Those hoping the G8 would achieve a breakthrough in Climate negotiations, would only need to look at the history of the G8 to know it is often more like an extended press conference for the G8 countries to touch base and put out some symbolic gestures on the issue of the day, meanwhile the real negotiations are happening behind the scenes round the clock all year long.

But in terms of gestures what was achieved?

That the G8 countries aim to keep global emissions low enough to avoid a 2C rise in temperature

That it should aim to cut 80% of emissions by 2050, and the world aim for 50% cuts.

Neither stands out as groundbreaking, and worse for environmentalists was that several measures discussed appeared to fall by the way side: Mexico proposed a “green fund” for developing countries, something floated by Brown prior the G8 meeting and worse still developing countries are of the opinion that only a 40% cut by 2020 by developed countries could get them to make serious cuts.

Nevertheless, The G8 has not been a failure and in fact is another albeit small stepping stone for an event which garners far too much publicity for what actually goes on.

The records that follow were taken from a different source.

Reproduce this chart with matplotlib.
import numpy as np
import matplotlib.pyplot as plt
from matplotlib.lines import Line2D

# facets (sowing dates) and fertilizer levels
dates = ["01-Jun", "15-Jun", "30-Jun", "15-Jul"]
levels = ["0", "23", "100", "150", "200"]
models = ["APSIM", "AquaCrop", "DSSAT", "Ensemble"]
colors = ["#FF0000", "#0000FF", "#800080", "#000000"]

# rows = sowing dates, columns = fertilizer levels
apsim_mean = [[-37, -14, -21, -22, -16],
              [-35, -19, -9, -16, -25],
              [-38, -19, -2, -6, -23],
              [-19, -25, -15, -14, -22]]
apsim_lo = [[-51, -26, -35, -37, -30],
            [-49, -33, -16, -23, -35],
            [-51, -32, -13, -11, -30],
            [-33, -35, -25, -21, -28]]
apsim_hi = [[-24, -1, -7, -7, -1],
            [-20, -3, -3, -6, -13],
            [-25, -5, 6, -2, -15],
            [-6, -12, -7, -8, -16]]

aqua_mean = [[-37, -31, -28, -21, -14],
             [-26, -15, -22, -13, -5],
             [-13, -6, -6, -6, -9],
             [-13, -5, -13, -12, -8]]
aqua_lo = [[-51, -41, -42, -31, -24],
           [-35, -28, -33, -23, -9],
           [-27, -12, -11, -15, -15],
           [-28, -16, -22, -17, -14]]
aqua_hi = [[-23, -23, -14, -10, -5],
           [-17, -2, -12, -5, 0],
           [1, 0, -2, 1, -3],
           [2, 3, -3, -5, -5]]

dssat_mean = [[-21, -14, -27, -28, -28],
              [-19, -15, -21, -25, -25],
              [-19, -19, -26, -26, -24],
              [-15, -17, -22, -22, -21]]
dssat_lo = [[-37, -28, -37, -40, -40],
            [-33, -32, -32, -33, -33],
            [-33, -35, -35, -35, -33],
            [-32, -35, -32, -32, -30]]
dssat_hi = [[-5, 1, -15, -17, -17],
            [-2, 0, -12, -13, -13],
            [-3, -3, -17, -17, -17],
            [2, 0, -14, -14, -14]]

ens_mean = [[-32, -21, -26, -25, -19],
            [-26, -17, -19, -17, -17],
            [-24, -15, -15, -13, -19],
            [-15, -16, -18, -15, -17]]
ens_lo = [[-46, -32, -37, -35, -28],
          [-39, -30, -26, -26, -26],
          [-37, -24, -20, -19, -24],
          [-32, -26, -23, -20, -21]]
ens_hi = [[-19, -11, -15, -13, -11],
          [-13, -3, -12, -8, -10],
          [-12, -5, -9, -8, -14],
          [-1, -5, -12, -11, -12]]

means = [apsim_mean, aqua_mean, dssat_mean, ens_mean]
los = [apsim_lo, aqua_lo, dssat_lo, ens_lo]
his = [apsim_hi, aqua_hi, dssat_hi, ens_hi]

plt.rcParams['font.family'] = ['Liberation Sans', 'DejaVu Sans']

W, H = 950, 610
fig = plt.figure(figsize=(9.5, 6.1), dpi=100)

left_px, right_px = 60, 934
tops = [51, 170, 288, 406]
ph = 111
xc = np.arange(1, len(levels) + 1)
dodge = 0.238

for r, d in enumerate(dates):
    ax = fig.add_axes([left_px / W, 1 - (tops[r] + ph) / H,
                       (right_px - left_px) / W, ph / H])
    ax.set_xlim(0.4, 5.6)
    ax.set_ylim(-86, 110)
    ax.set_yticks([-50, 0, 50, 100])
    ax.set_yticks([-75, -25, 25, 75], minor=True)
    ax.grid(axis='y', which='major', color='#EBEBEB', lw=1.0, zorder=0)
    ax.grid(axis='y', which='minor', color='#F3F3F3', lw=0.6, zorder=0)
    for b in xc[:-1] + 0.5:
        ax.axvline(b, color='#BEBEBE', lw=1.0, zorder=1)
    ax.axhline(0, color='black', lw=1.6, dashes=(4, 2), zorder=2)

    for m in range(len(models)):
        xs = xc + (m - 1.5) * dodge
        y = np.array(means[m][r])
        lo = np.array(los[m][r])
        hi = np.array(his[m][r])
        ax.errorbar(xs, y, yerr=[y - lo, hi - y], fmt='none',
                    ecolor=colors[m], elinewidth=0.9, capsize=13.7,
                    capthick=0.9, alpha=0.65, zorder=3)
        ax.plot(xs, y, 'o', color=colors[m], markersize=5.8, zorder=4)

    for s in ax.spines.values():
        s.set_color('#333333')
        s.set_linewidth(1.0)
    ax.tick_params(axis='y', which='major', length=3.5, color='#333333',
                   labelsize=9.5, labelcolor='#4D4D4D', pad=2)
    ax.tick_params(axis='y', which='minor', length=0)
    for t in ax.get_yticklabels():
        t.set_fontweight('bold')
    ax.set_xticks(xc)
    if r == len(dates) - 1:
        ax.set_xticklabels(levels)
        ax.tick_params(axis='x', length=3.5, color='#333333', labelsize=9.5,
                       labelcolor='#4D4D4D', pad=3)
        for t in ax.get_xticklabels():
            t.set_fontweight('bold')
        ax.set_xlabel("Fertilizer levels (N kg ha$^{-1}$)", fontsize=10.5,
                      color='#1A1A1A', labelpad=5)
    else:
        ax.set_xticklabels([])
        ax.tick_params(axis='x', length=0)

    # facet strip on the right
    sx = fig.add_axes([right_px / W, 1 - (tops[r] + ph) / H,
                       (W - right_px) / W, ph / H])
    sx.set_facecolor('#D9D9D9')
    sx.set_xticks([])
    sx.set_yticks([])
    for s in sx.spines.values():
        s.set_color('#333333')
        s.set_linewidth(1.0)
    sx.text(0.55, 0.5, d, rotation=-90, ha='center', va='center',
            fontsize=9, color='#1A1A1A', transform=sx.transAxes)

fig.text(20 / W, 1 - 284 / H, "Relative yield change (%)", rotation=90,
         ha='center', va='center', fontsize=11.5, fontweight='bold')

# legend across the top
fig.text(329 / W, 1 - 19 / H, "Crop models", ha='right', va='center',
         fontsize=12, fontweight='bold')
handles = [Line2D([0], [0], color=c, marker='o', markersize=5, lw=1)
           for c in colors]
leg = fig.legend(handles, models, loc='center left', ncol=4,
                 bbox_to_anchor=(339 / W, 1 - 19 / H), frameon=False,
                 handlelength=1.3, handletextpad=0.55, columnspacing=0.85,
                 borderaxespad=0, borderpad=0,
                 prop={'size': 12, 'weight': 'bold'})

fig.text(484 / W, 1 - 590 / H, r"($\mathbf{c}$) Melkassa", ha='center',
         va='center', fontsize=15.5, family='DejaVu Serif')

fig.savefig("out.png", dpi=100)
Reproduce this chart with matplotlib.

While the developed countries proposed cuts against those demanded by developing countries may make negotiations appear at an impasse, in reality, a solution is probably not so far off.

Three factors, discussed could make a breakthrough:

The first is the role of a “Green fund”, developing countries protest that the G8 make deeper cuts because they are responsible historically for emissions but more importantly because their people are already more prosperous. If a significant ‘green fund’ was made available, it could have the dual role of aiding development and doing so sustainably. This could also take the form of technology transfer, in combination with funding, which remains a critical road block to developing countries supporting environmental energy options.

The second is the Waxman-Markey bill currently being debated in the US senate, this needs to pass with a credible amount of its original intention left intact, if it does, that paves the way for further North American legislation ( with Canada and possibly Mexico in some role), perhaps more importantly it gives the US genuine clout to lead.

The third and most important factor lies with US negotiations with China, Russia and Brazil. Already the US has persuaded China to come to the table, as well as reticent Russia. Although importance should also be attached to the role of Brazil, India and Indonesia, is is these two countries, the next most powerful of non-western countries that could make or break global negotiations. I

The US has its work cut out; continued behind the scenes work will be the modus operandi in the run up to Copenhagen. However all policy relies on momentum, a global deal even a disappointing one, changes the domestic policy debates for the better, this could create a positive interchanging momentum that increasingly reaches for greater efforts to cut emissions globally.